Abbiamo commentato in famiglia la notizia della scuola media di Bergamo la cui dirigente scolastica ha deciso che i ragazzi, tra gli 11 e i 14 anni, quindi minorenni, dovranno essere prelevati dai genitori all’uscita da scuola. Proprio come i loro fratellini delle elementari. Ne è nata una discussione. Mia moglie ansiosa dice che è giusto e che se potesse andrebbe a prendere nostra figlia di 13 anni tutti i giorni (la ragazza è contraria e torna ormai a casa da scuola da sola sin dalla prima media). Ma anche io trovo che sia ridicolo.

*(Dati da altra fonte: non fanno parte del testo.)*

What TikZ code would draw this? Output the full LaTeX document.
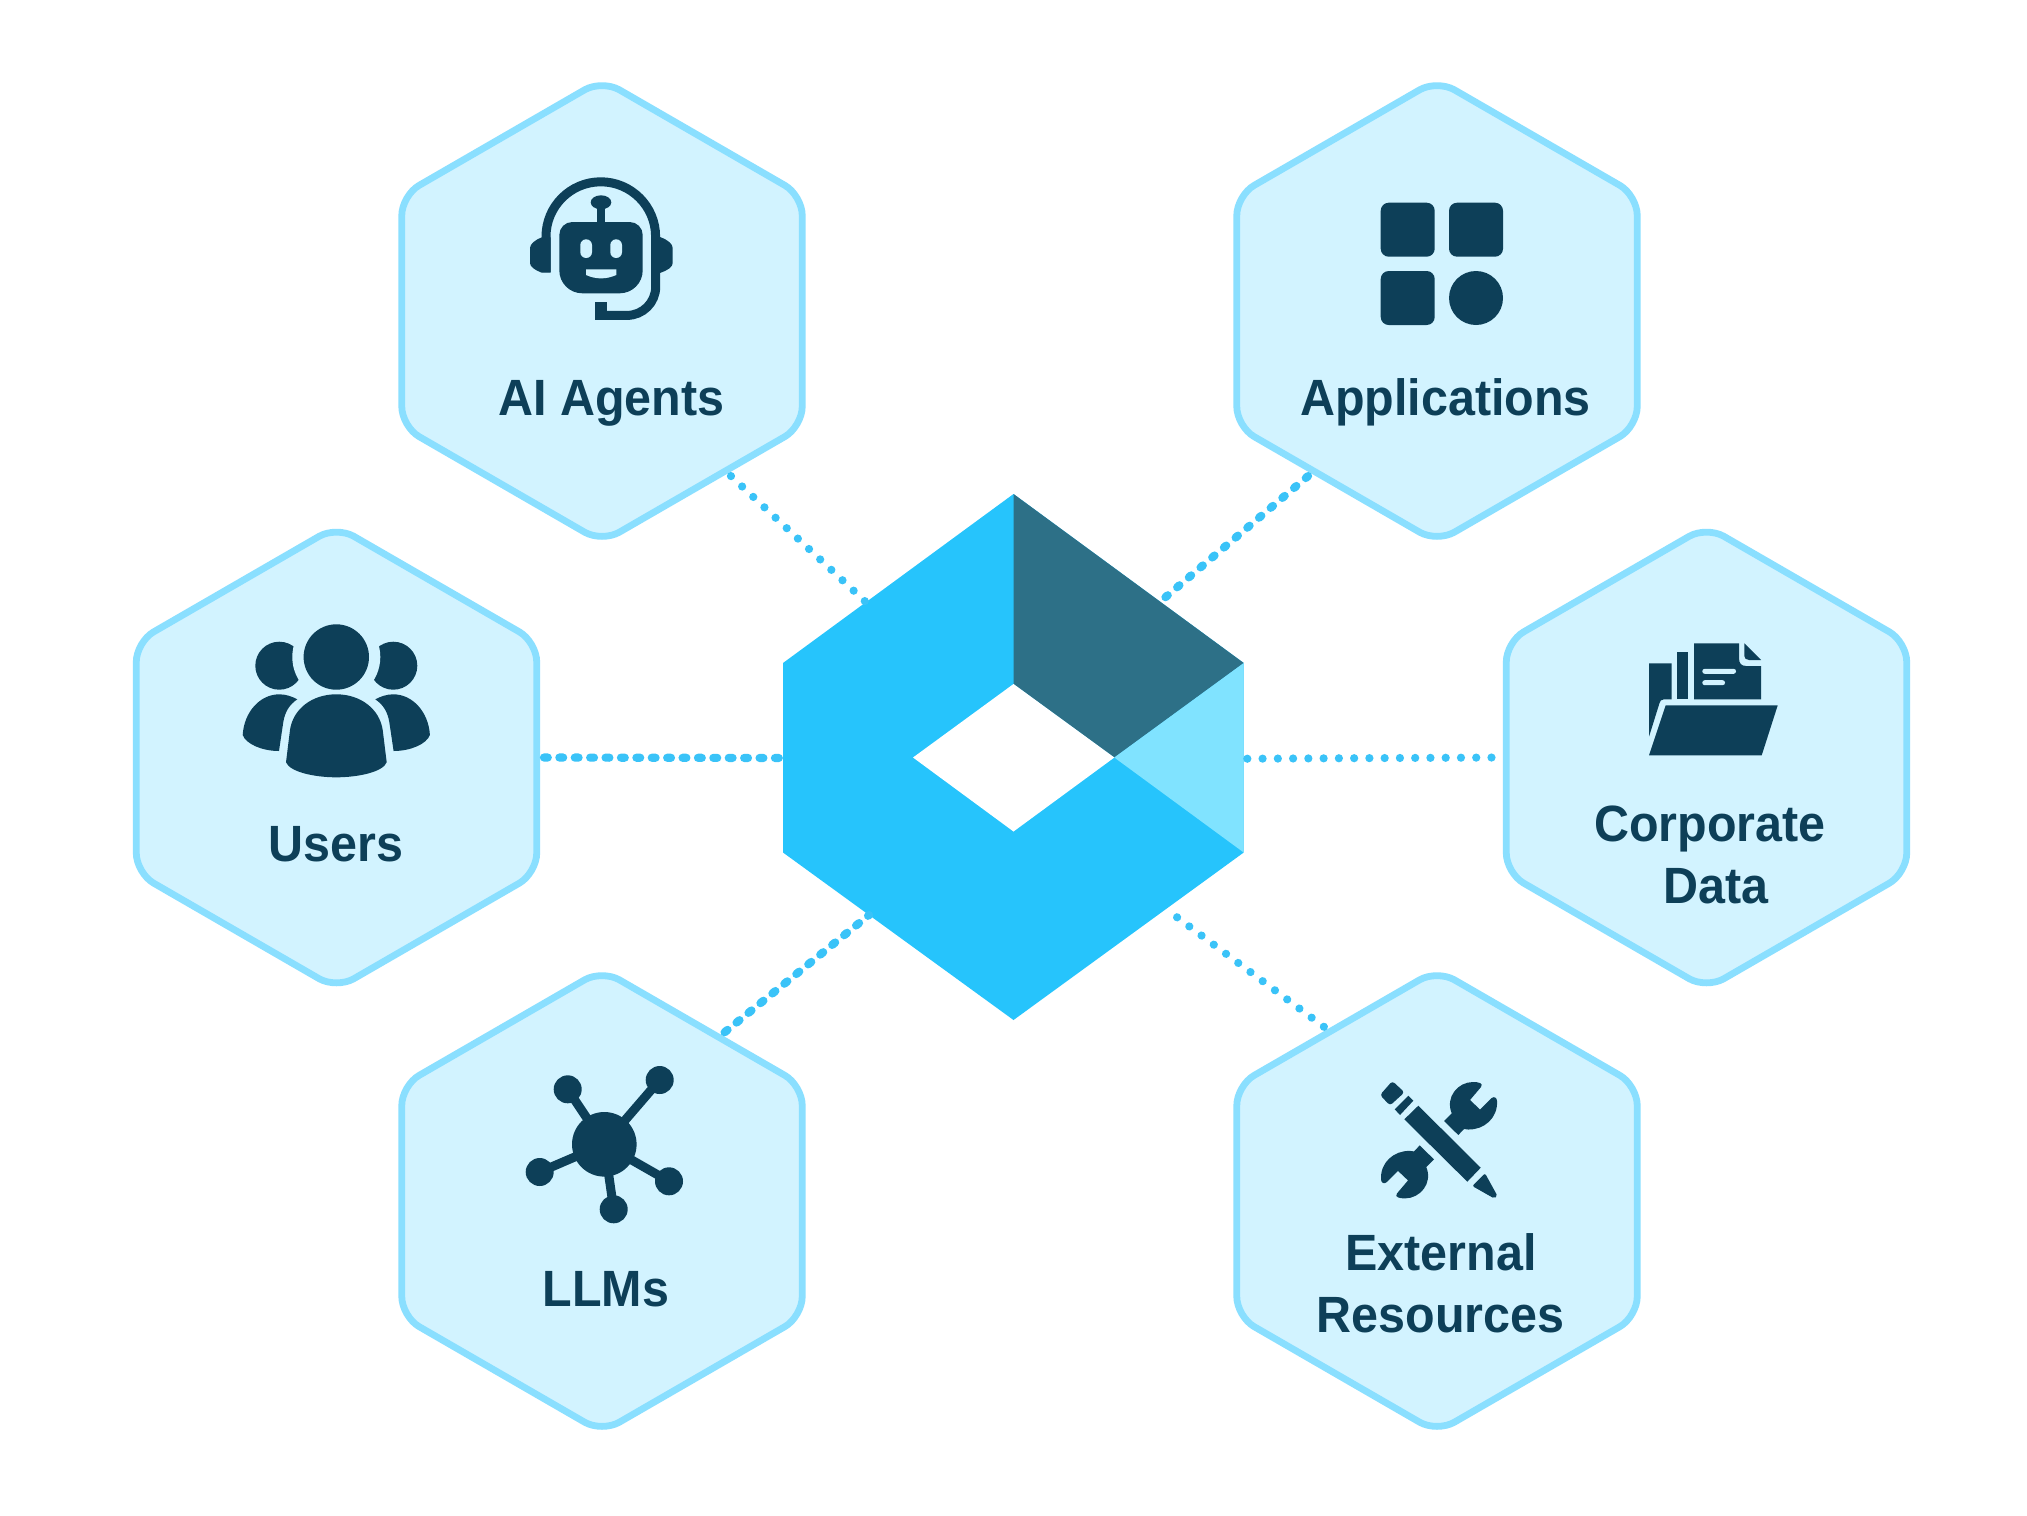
\documentclass[tikz,border=0pt]{standalone}
\usepackage{fontspec}
\setmainfont{Liberation Sans}[BoldFeatures={FakeStretch=0.95}]
\usetikzlibrary{shapes.geometric}
\definecolor{ink}{HTML}{0D3F58}
\definecolor{hexfill}{HTML}{D2F3FF}
\definecolor{hexline}{HTML}{8ADFFF}
\definecolor{corecol}{HTML}{26C4FC}
\definecolor{coredark}{HTML}{2D7087}
\definecolor{corelight}{HTML}{80E3FF}
\definecolor{dotcol}{HTML}{3AC3F8}
\tikzset{
  hexnode/.style={draw=hexline,fill=hexfill,line width=3.4pt,regular polygon,regular polygon sides=6,
    shape border rotate=30,minimum size=231.2pt,inner sep=0pt,outer sep=3.6pt,rounded corners=10pt},
  lbl/.style={anchor=base,inner sep=0pt,text=ink,font=\fontsize{25.5pt}{30pt}\selectfont\bfseries},
  dotline/.style={draw=dotcol,line width=4.1pt,line cap=round,dash pattern=on 0.01pt off 7.62pt},
  dotlinea/.style={dotline,dash pattern=on 1.5pt off 6.17pt},
  dotlineb/.style={dotline,dash pattern=on 1.9pt off 5.8pt},
  ic/.style={fill=ink},
  icb/.style={fill=hexfill},
  icl/.style={draw=ink,line width=4.5pt}
}
\newcommand{\wrenchpath}{(1444,1121) -- (1451.7,1113.3) .. controls (1445,1097) and (1458,1082) .. (1473,1082) .. controls (1478,1082) and (1484,1083) .. (1481,1087) -- (1470,1100) -- (1480,1109.5) -- (1491,1098.5) .. controls (1494,1095.5) and (1497,1098) .. (1497,1101) .. controls (1498,1118) and (1484,1130) .. (1468,1129.5) -- (1464,1129) -- (1458.3,1135) -- cycle}
\begin{document}
\begin{tikzpicture}[x=0.5pt,y=-0.5pt]
\useasboundingbox (0,0) rectangle (2027,1515);
\fill[white] (0,0) rectangle (2027,1515);
% hexagons
\node[hexnode] (ai) at (602,311) {};
\node[hexnode] (apps) at (1437,311) {};
\node[hexnode] (users) at (336.5,757.5) {};
\node[hexnode] (data) at (1706.5,757.5) {};
\node[hexnode] (llm) at (602,1201) {};
\node[hexnode] (ext) at (1437,1201) {};
% core
\fill[corecol] (1013.5,494) -- (1243.7,663) -- (1243.7,852.5) -- (1013.5,1020) -- (783,852.5) -- (783,663) -- cycle;
\fill[coredark] (1013.5,494) -- (1243.7,663) -- (1114.3,757.5) -- (1013.5,684) -- cycle;
\fill[corelight] (1243.7,663) -- (1243.7,852.5) -- (1114.3,757.5) -- cycle;
\fill[white] (1013.5,684) -- (913,757.5) -- (1013.5,831.5) -- (1114.3,757.5) -- cycle;
\coordinate (core-ai) at (866.5,602.7);
\coordinate (core-apps) at (1164.5,598);
\coordinate (core-users) at (780,758);
\coordinate (core-data) at (1247.3,758.7);
\coordinate (core-llm) at (869,915);
\coordinate (core-ext) at (1172,913.5);
% connectors
\draw[dotline] (ai.-52.6) -- (core-ai);
\draw[dotlinea] (apps.-128.95) -- (core-apps);
\draw[dotlineb] (users.east) -- (core-users);
\draw[dotline] (core-data) -- (data.west);
\draw[dotlineb] (llm.54.2) -- (core-llm);
\draw[dotline] (ext.123.6) -- (core-ext);
% labels
\node[lbl] (t-ai) at (611.3,415) {AI Agents};
\node[lbl] (t-apps) at (1445.5,415) {Applications};
\node[lbl] (t-users) at (336,861) {Users};
\node[lbl] (t-corp) at (1710,841) {Corporate};
\node[lbl] (t-data) at (1715.8,903.3) {Data};
\node[lbl] (t-llm) at (606,1306) {LLMs};
\node[lbl] (t-ext) at (1441,1270) {External};
\node[lbl] (t-res) at (1440.5,1332) {Resources};
% robot icon
\draw[icl] (546,272) -- (546,236.6) arc[start angle=180,end angle=360,radius=54.8] -- (655.7,286.7) arc[start angle=0,end angle=90,radius=28.7] -- (600,315.3);
\fill[ic] (595,302.3) rectangle (606.7,320);
\fill[ic] (541.7,237.3) .. controls (535,240) and (530,244) .. (530,248) -- (530,263) .. controls (530,267) and (535,270) .. (541.7,272.7) -- (550.7,272.7) -- (550.7,237.3) -- cycle;
\fill[ic] (658,236.5) -- (660.7,237.3) .. controls (668,240) and (672.7,244) .. (672.7,248) -- (672.7,263) .. controls (672.7,267) and (668,270) .. (660.7,272.7) -- (658,273.5) -- cycle;
\fill[ic] (572.3,222) -- (629.7,222) arc[start angle=-90,end angle=0,radius=13] -- (642.7,270.3) arc[start angle=0,end angle=90,radius=23] -- (582.3,293.3) arc[start angle=90,end angle=180,radius=23] -- (559.3,235) arc[start angle=180,end angle=270,radius=13] -- cycle;
\fill[ic] (597,205) rectangle (605.3,222);
\fill[ic] (601,202.3) ellipse [x radius=10.3,y radius=7];
\fill[icb,rounded corners=2.9pt] (580.3,239.3) rectangle (592,258);
\fill[icb,rounded corners=2.9pt] (610.3,239.3) rectangle (622,258);
\fill[icb] (586,269.3) -- (616.3,269.3) -- (616.3,275) .. controls (606,279.5) and (596,279.5) .. (586,275) -- cycle;
% apps icon
\fill[ic,rounded corners=4pt] (1380.7,202.7) rectangle (1434.7,256.7);
\fill[ic,rounded corners=4pt] (1449,202.7) rectangle (1503,256.7);
\fill[ic,rounded corners=4pt] (1380.7,271) rectangle (1434.7,325);
\fill[ic] (1476,298) circle [radius=27];
% users icon
\fill[ic] (279.3,665.7) circle [radius=24];
\fill[ic] (393.3,665.7) circle [radius=24];
\fill[icb] (336.3,657) circle [radius=44];
\fill[ic] (336.3,657) circle [radius=32.7];
\fill[ic] (286,762.3) -- (290,730) .. controls (293,709) and (312,694.3) .. (336.3,694.3) .. controls (360.6,694.3) and (379.6,709) .. (382.7,730) -- (386.7,762.3) .. controls (383,772) and (358,777.3) .. (336.3,777.3) .. controls (314.6,777.3) and (290,772) .. (286,762.3) -- cycle;
\fill[ic] (242.7,735) .. controls (244,712) and (260,694.3) .. (279.3,694.3) .. controls (286,694.3) and (292,696.5) .. (297.3,699.3) .. controls (289,705) and (285,712) .. (283.3,722) -- (279,751) .. controls (262,751) and (246,744) .. (242.7,735) -- cycle;
\fill[ic] (429.9,735) .. controls (428.6,712) and (412.6,694.3) .. (393.3,694.3) .. controls (386.6,694.3) and (380.6,696.5) .. (375.3,699.3) .. controls (383.6,705) and (387.6,712) .. (389.3,722) -- (393.6,751) .. controls (410.6,751) and (426.6,744) .. (429.9,735) -- cycle;
% folder icon
\fill[ic] (1649,663.3) -- (1671.7,663.3) -- (1671.7,699.3) -- (1664,699.3) .. controls (1661,699.3) and (1660,701) .. (1659.5,703) -- (1649,736.7) -- cycle;
\fill[ic] (1677,652) rectangle (1688.3,699.3);
\fill[ic] (1694,643.3) -- (1739,643.3) -- (1739,658) .. controls (1739,663) and (1741,666) .. (1746,666) -- (1761,666) -- (1761,699.3) -- (1694,699.3) -- cycle;
\fill[ic] (1744.3,643.3) -- (1761,660) -- (1749,660) .. controls (1746,660) and (1744.3,658) .. (1744.3,656) -- cycle;
\fill[icb,rounded corners=1.2pt] (1702.3,668.8) rectangle (1736,673.8);
\fill[icb,rounded corners=1.2pt] (1702.3,680.2) rectangle (1725,685.2);
\fill[ic] (1665.7,705.3) -- (1777.7,705.3) -- (1761.7,755.3) -- (1649,755.3) -- cycle;
% LLM icon
\draw[icl] (604.3,1144.3) -- (567.7,1089.3);
\draw[icl] (604.3,1144.3) -- (659.7,1080);
\draw[icl] (604.3,1144.3) -- (539.7,1172);
\draw[icl] (604.3,1144.3) -- (669,1181.3);
\draw[icl] (604.3,1144.3) -- (613.7,1209.3);
\fill[ic] (604.3,1144.3) circle [radius=32.3];
\fill[ic] (567.7,1089.3) circle [radius=14];
\fill[ic] (659.7,1080) circle [radius=14];
\fill[ic] (539.7,1172) circle [radius=14];
\fill[ic] (669,1181.3) circle [radius=14];
\fill[ic] (613.7,1209.3) circle [radius=14];
% tools icon
\fill[ic] \wrenchpath;
\begin{scope}[rotate around={180:(1439,1140.2)}]
\fill[ic] \wrenchpath;
\end{scope}
\fill[ic] (1418.3,1105.7) -- (1480.7,1167.7) -- (1467.3,1181.7) -- (1404.3,1119.3) -- cycle;
\fill[ic,rounded corners=1pt] (1485,1173.3) -- (1497.5,1196) -- (1494.3,1198.5) -- (1472.3,1186) -- cycle;
\fill[ic] (1408.3,1095.7) -- (1413.3,1100.7) -- (1400,1115) -- (1394.7,1109.3) -- cycle;
\fill[ic,rounded corners=1.5pt] (1392.3,1081) -- (1404.5,1092.3) -- (1390,1105.5) -- (1380,1095) -- cycle;
\end{tikzpicture}
\end{document}
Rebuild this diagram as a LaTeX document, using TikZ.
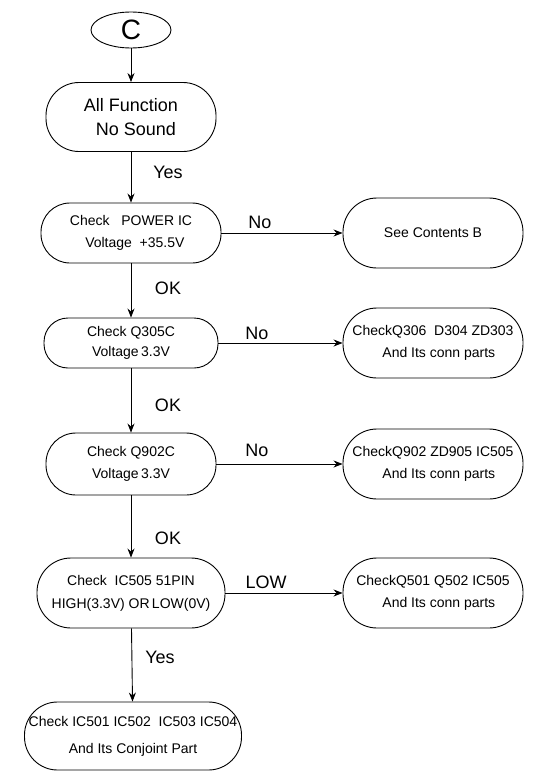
\documentclass[tikz,border=0pt]{standalone}
\usepackage{fontspec}
\setmainfont{Liberation Sans}
\usetikzlibrary{graphs}
\usetikzlibrary{shapes.geometric}
\usetikzlibrary{arrows.meta}
\tikzset{
  term/.style= {draw, ellipse, minimum width=80pt, minimum height=36pt, inner sep=0pt, font=\fontsize{28}{30}\selectfont},
  bigbox/.style= {draw, rectangle, rounded corners=33pt, minimum width=170pt, minimum height=69pt, align=center, font=\fontsize{18}{24}\selectfont},
  stepbox/.style= {draw, rectangle, align=center, inner sep=0pt, font=\fontsize{14}{22}\selectfont},
  sidebox/.style= {stepbox, minimum width=180pt, minimum height=70pt, rounded corners=34pt},
  lbl/.style= {font=\fontsize{18}{20}\selectfont, inner sep=0pt},
}

\begin{document}
\begin{tikzpicture}[x=1pt, y=-1pt, line width=0.9pt, >={Stealth[length=9pt,width=7pt]}]
  \useasboundingbox (0,0) rectangle (537,771);
  \node [term] (c) at (131,30) {C} ;
  \node [bigbox] (allfn) at (131,117) {All Function\\\ \ No Sound} ;
  \node [stepbox, minimum width=180pt, minimum height=60pt, rounded corners=29pt] (power) at (131,233) {Check\ \ \ POWER IC\\\ \ Voltage\ \ +35.5V} ;
  \node [sidebox] (see) at (433,233) {See Contents B} ;
  \node [stepbox, minimum width=174pt, minimum height=50pt, rounded corners=24pt, font=\fontsize{14}{20}\selectfont] (q305) at (131,343) {Check Q305C\\Voltage\,3.3V} ;
  \node [sidebox] (q306) at (433,343) {CheckQ306\ \ D304 ZD303\\\ \ \ And Its conn parts} ;
  \node [stepbox, minimum width=170pt, minimum height=62pt, rounded corners=30pt] (q902) at (131,464) {Check Q902C\\Voltage\,3.3V} ;
  \node [sidebox] (zd905) at (433,464) {CheckQ902 ZD905 IC505\\\ \ \ And Its conn parts} ;
  \node [stepbox, minimum width=188pt, minimum height=70pt, rounded corners=34pt, font=\fontsize{14}{23}\selectfont] (ic505) at (131,593) {Check\ \ IC505 51PIN\\HIGH(3.3V) OR\,LOW(0V)} ;
  \node [sidebox] (q501) at (433,593) {CheckQ501 Q502 IC505\\\ \ \ And Its conn parts} ;
  \node [stepbox, minimum width=217pt, minimum height=68pt, rounded corners=33pt, font=\fontsize{14}{27}\selectfont] (conj) at (133,736) {Check IC501 IC502\ \ IC503 IC504\\And Its Conjoint Part} ;

  \node [lbl] (yes1) at (168,172) {Yes} ;
  \node [lbl] (ok1) at (168,288) {OK} ;
  \node [lbl] (ok2) at (168,405) {OK} ;
  \node [lbl] (ok3) at (168,538) {OK} ;
  \node [lbl] (yes2) at (160,657) {Yes} ;
  \node [lbl] (no1) at (260,222) {No} ;
  \node [lbl] (no2) at (257,333) {No} ;
  \node [lbl] (no3) at (257,450) {No} ;
  \node [lbl] (low) at (266,582) {LOW} ;

  \graph {
    (c) -> (allfn) -> (power) -> (q305) -> (q902) -> (ic505) -> (conj) ;
    (power) -> (see) ;
    (q305) -> (q306) ;
    (q902) -> (zd905) ;
    (ic505) -> (q501) ;
  } ;
\end{tikzpicture}
\end{document}
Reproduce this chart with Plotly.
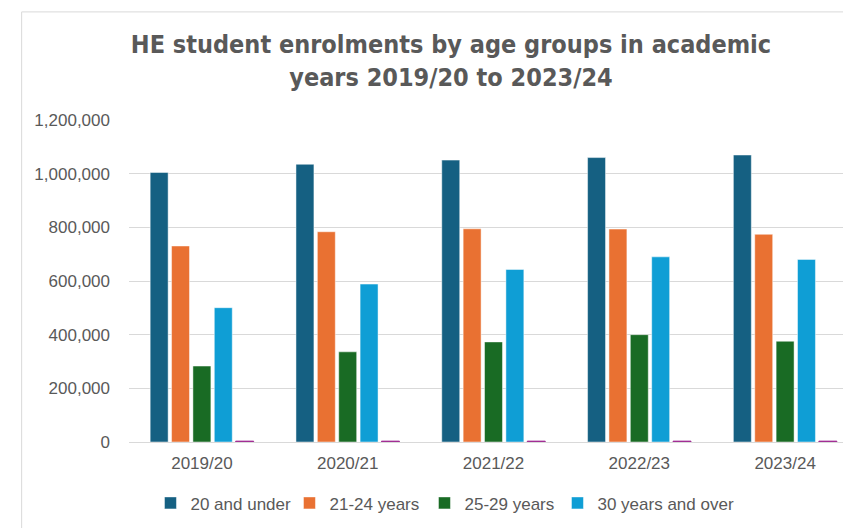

Come fanno a crescere questi ragazzi se continuiamo a trattarli come dei bambini piccoli?
 

DAVIDE

— Tema delicato, quello della vigilanza del personale scolastico sui ragazzi. Probabilmente un’interpretazione rigorosa della legge darebbe ragione alla dirigente scolastica di Bergamo. In base a essa, un adulto non dovrebbe mai lasciare un minore senza assistenza. Neanche quando esce da scuola. Neppure una liberatoria dei genitori verso la scuola potrebbe bastare a scaricare dalle responsabilità insegnanti e bidelli. Perché a nulla vale, se un allievo si fa male mentre esce da scuola. Tutto ciò si scontra però con il senso comune e con la consuetudine, in cui si cerca di educare all’autonomia attraverso passaggi graduali di maggiore libertà di movimento, in parallelo alla crescita della responsabilità. È difficile dire che cosa fare, perché la legge ha valore vincolante. E manca un provvedimento che disciplini questa materia. Penso però che occorra dare ascolto anche al buon senso. Esso prevede che i ragazzi vengano gradualmente responsabilizzati. A partire dagli undici/dodici anni i preadolescenti iniziano ad andare e tornare da soli dalla scuola, dall’oratorio, dallo sport. Cominciano a stare a casa senza adulti per periodi sempre più lunghi. E imparano a badare a sé stessi quando papà e mamma non ci sono. È necessario che lo si faccia, senza paura da parte dei genitori. In educazione non c’è spazio per la paura: la virtù educativa per eccellenza è la speranza, cioè la capacità di cogliere il buono che c’è in ogni ragazzo, e farlo crescere attraverso un esercizio attento e ragionato. E la speranza così intesa non può convivere con la paura e l’ansia di chi è sempre apprensivo. Un eccesso di paura alimenta atteggiamenti troppo protettivi e rafforza i timori dei ragazzi. Se è spaventato un adulto, come può non esserlo un ragazzino? Ascoltiamo allora il buon senso, come fa la dirigente della scuola bergamasca, che alla fine riconosce che «considerate le difficoltà organizzative si procederà a una deroga iniziale», in vista di un confronto più approfondito tra la scuola e la famiglia. Cioè, e qui sta il buon senso, nella ricerca di un’alleanza tra genitori e scuola, che è l’unica strada per continuare a educare.